I love sex very well and I always enjoy it with my partner
But still she hasn't open up to tell me how
great I give her sex whenever we make love to 
each other.


----------



## Casual Observer (Sep 13, 2012)

Allsinglesandmarried said:


> I love sex very well and I always enjoy it with my partner
> But still she hasn't open up to tell me how
> great I give her sex whenever we make love to
> each other.


How long have you been together, and do you have a strong connection outside of sex?


----------



## StillSearching (Feb 8, 2013)

Allsinglesandmarried said:


> I love sex very well and I always enjoy it with my partner
> But still she hasn't open up to tell me how
> great I give her sex whenever we make love to
> each other.


Men and women "love" completely different from one another. 
Do not expect your belief to fall under her categories. 
It's a mistake most of us do.....regretfully.


----------



## StarFires (Feb 27, 2018)

You say she hasn't opened up to tell you how so if you would like instructions on how to pleasure her, you can read my response *right here*.


----------



## StarFires (Feb 27, 2018)

I got hung on your second sentence and forgot about your initial question. "Is Sex Love" might be an age old question between the sexes and probably varies among the sexes. Ever since I was a teenager, I never understood guys equating sex with love, as in having sex with me is him expressing his love. It makes no sense to me, especially when people have sex with those they don't love and in many cases, people have sex with strangers. So how can sex and love be one and the same? I just see that as a means to pressure me and guilt me into doing it. Maybe it is that men equate sex with love, but I don't and don't understand how anyone equates them the same. I will say that satisfying sex is more meaningful to me if I love the man I'm having sex with. In that case, I am more inclined to call it love making although that term is often used universally even by me.

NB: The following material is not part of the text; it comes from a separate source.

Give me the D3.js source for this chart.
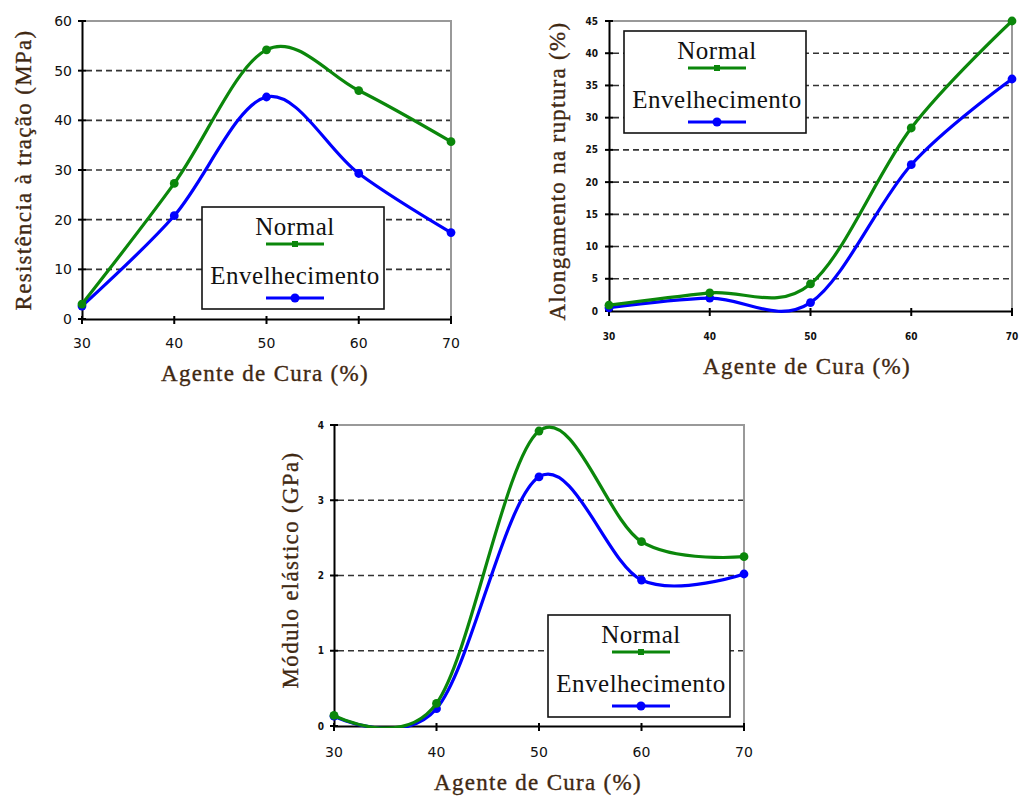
<!DOCTYPE html>
<html>
<head>
<meta charset="utf-8">
<script src="https://cdn.jsdelivr.net/npm/d3@7"></script>
<style>
  body { margin: 0; background: #fff; }
  svg { display: block; }
  .tick-label { fill: #111; }
  .axis-title { font-family: "Liberation Serif", "Times New Roman", serif; fill: #3f2812; stroke: #3f2812; stroke-width: 0.35px; letter-spacing: 1.3px; }
  .legend-text { font-family: "Liberation Serif", "Times New Roman", serif; font-size: 25px; fill: #111; letter-spacing: 0.5px; }
</style>
</head>
<body>
<svg id="fig" width="1019" height="798"></svg>
<script>
// agente de cura (%)
var agente = [30, 40, 50, 60, 70];
var xTicks = [30, 40, 50, 60, 70];

// resistencia a tracao (MPa)
var tracaoNormal = [3, 27.3, 54.2, 46, 35.7];
var tracaoEnvelh = [2.6, 20.8, 44.7, 29.3, 17.4];
var tracaoTicks = [0, 10, 20, 30, 40, 50, 60];

// alongamento na ruptura (%)
var alongNormal = [0.9, 2.8, 4.2, 28.4, 45];
var alongEnvelh = [0.5, 2.0, 1.3, 22.7, 36];
var alongTicks = [0, 5, 10, 15, 20, 25, 30, 35, 40, 45];

// modulo elastico (GPa)
var moduloNormal = [0.14, 0.3, 3.92, 2.45, 2.25];
var moduloEnvelh = [0.13, 0.23, 3.31, 1.94, 2.02];
var moduloTicks = [0, 1, 2, 3, 4];

var seriesNames = ["Normal", "Envelhecimento"];
var seriesColors = ["#0b870b", "#0000ff"];

var svg = d3.select("#fig");

function drawChart(cfg, id) {
  var x = d3.scaleLinear().domain([30, 70]).range([cfg.x0, cfg.x1]);
  var y = d3.scaleLinear().domain([0, cfg.yMax]).range([cfg.y0, cfg.y1]);
  var g = svg.append("g");

  // dashed grid
  g.selectAll(".grid")
    .data(cfg.yTicks.filter(d => d > 0 && d < cfg.yMax))
    .enter().append("line")
      .attr("x1", cfg.x0 + 4).attr("x2", cfg.x1)
      .attr("y1", d => y(d)).attr("y2", d => y(d))
      .attr("stroke", "#333").attr("stroke-width", 1.6)
      .attr("stroke-dasharray", "6,4");

  // gray plot border top / right
  g.append("path")
    .attr("d", "M" + cfg.x0 + "," + cfg.y1 + "H" + cfg.x1 + "V" + cfg.y0)
    .attr("fill", "none").attr("stroke", "#999").attr("stroke-width", 2);

  // axes
  var yAxis = d3.axisLeft(y).tickValues(cfg.yTicks).tickSize(0).tickFormat("");
  var xAxis = d3.axisBottom(x).tickValues(xTicks).tickSize(0).tickFormat("");
  g.append("g").attr("transform", "translate(" + cfg.x0 + ",0)").call(yAxis)
    .select(".domain").attr("stroke", "#000").attr("stroke-width", 2);
  g.append("g").attr("transform", "translate(0," + cfg.y0 + ")").call(xAxis)
    .select(".domain").attr("stroke", "#000").attr("stroke-width", 2);

  // crossing tick marks
  g.selectAll(".ytick").data(cfg.yTicks).enter().append("line")
    .attr("x1", cfg.x0 - 4).attr("x2", cfg.x0 + 4)
    .attr("y1", d => y(d)).attr("y2", d => y(d))
    .attr("stroke", "#000").attr("stroke-width", 2);
  g.selectAll(".xtick").data(xTicks).enter().append("line")
    .attr("x1", d => x(d)).attr("x2", d => x(d))
    .attr("y1", cfg.y0 - 3).attr("y2", cfg.y0 + 5)
    .attr("stroke", "#000").attr("stroke-width", 2);

  // tick labels
  g.selectAll(".ylab").data(cfg.yTicks).enter().append("text")
    .attr("class", "tick-label")
    .attr("x", cfg.yLabX).attr("y", d => y(d))
    .attr("dy", "0.36em")
    .attr("text-anchor", "end")
    .style("font-family", cfg.yFont.family)
    .style("font-size", cfg.yFont.size + "px")
    .style("font-weight", cfg.yFont.weight)
    .text(d => d);
  g.selectAll(".xlab").data(xTicks).enter().append("text")
    .attr("class", "tick-label")
    .attr("x", d => x(d)).attr("y", cfg.xLabY)
    .attr("text-anchor", "middle")
    .style("font-family", cfg.xFont.family)
    .style("font-size", cfg.xFont.size + "px")
    .style("font-weight", cfg.xFont.weight)
    .text(d => d);

  // titles
  g.append("text").attr("class", "axis-title")
    .attr("x", cfg.xTitle[0]).attr("y", cfg.xTitle[1])
    .attr("text-anchor", "middle").style("font-size", "23px")
    .text("Agente de Cura (%)");
  g.append("text").attr("class", "axis-title")
    .attr("transform", "translate(" + cfg.yTitle[0] + "," + cfg.yTitle[1] + ") rotate(-90)")
    .attr("text-anchor", "middle").style("font-size", "23px")
    .text(cfg.yTitleText);

  // clip for curves
  svg.append("clipPath").attr("id", "clip" + id)
    .append("rect")
      .attr("x", cfg.x0).attr("y", cfg.y1)
      .attr("width", cfg.x1 - cfg.x0).attr("height", cfg.y0 - cfg.y1 + 2);

  var line = d3.line()
    .x(d => x(d[0])).y(d => y(d[1]))
    .curve(d3.curveCardinal.tension(0));

  // blue (aged) first so green sits on top, as in the original
  [1, 0].forEach(function(i) {
    var vals = cfg.series[i];
    var pts = agente.map((a, k) => [a, vals[k]]);
    g.append("path")
      .datum(pts)
      .attr("clip-path", "url(#clip" + id + ")")
      .attr("fill", "none")
      .attr("stroke", seriesColors[i])
      .attr("stroke-width", 3.2)
      .attr("stroke-linejoin", "round")
      .attr("d", line);
    g.selectAll(".pt" + i).data(pts).enter().append("circle")
      .attr("cx", d => x(d[0])).attr("cy", d => y(d[1]))
      .attr("r", 4.4)
      .attr("fill", seriesColors[i]);
  });

  // legend
  var lg = g.append("g").attr("transform", "translate(" + cfg.legend[0] + "," + cfg.legend[1] + ")");
  var lw = 182, lh = 102;
  lg.append("rect").attr("width", lw).attr("height", lh)
    .attr("fill", "#fff").attr("stroke", "#111").attr("stroke-width", 1.6);
  seriesNames.forEach(function(name, i) {
    var ty = 28 + i * 49, ly = 37 + i * 54;
    lg.append("text").attr("class", "legend-text")
      .attr("x", lw / 2 + 2).attr("y", ty)
      .attr("text-anchor", "middle").text(name);
    lg.append("line")
      .attr("x1", lw / 2 - 27).attr("x2", lw / 2 + 31)
      .attr("y1", ly).attr("y2", ly)
      .attr("stroke", seriesColors[i]).attr("stroke-width", 3.2);
    if (i === 0) {
      lg.append("rect").attr("x", lw / 2 + 2 - 3).attr("y", ly - 3)
        .attr("width", 6).attr("height", 6).attr("fill", seriesColors[i]);
    } else {
      lg.append("circle").attr("cx", lw / 2 + 2).attr("cy", ly)
        .attr("r", 4.5).attr("fill", seriesColors[i]);
    }
  });
}

var bigFont = { family: "DejaVu Sans", size: 14, weight: "normal" };
var smallFont = { family: "DejaVu Sans Condensed, DejaVu Sans", size: 10, weight: "bold" };

drawChart({
  x0: 82, x1: 451, y0: 319, y1: 21, yMax: 60,
  yTicks: tracaoTicks, series: [tracaoNormal, tracaoEnvelh],
  yLabX: 72, xLabY: 348, yFont: bigFont, xFont: bigFont,
  xTitle: [265, 381], yTitle: [31, 170],
  yTitleText: "Resistência à tração (MPa)",
  legend: [202, 207]
}, 1);

drawChart({
  x0: 609, x1: 1012, y0: 311, y1: 21, yMax: 45,
  yTicks: alongTicks, series: [alongNormal, alongEnvelh],
  yLabX: 598, xLabY: 340, yFont: smallFont, xFont: smallFont,
  xTitle: [807, 374], yTitle: [565, 171],
  yTitleText: "Alongamento na ruptura (%)",
  legend: [624, 31]
}, 2);

drawChart({
  x0: 334, x1: 744, y0: 726, y1: 425, yMax: 4,
  yTicks: moduloTicks, series: [moduloNormal, moduloEnvelh],
  yLabX: 324, xLabY: 757, yFont: smallFont, xFont: bigFont,
  xTitle: [538, 790], yTitle: [298, 570],
  yTitleText: "Módulo elástico (GPa)",
  legend: [548, 615]
}, 3);
</script>
</body>
</html>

By the same token, I might love someone but it isn't possible for me to be in love with a guy if the sex is not satisfying.


----------



## OnTheFly (Mar 12, 2015)

Sex is not love.

But, they both are action words.


----------



## Ragnar Ragnasson (Mar 4, 2018)

What words are you looking for, if she was to open up to you?

What is your hoped for communication from her; on the sex act, or on the relationship status, or?


----------



## Prodigal (Feb 5, 2011)

Great sex is just that. Great sex. It doesn't necessarily equate to love.


----------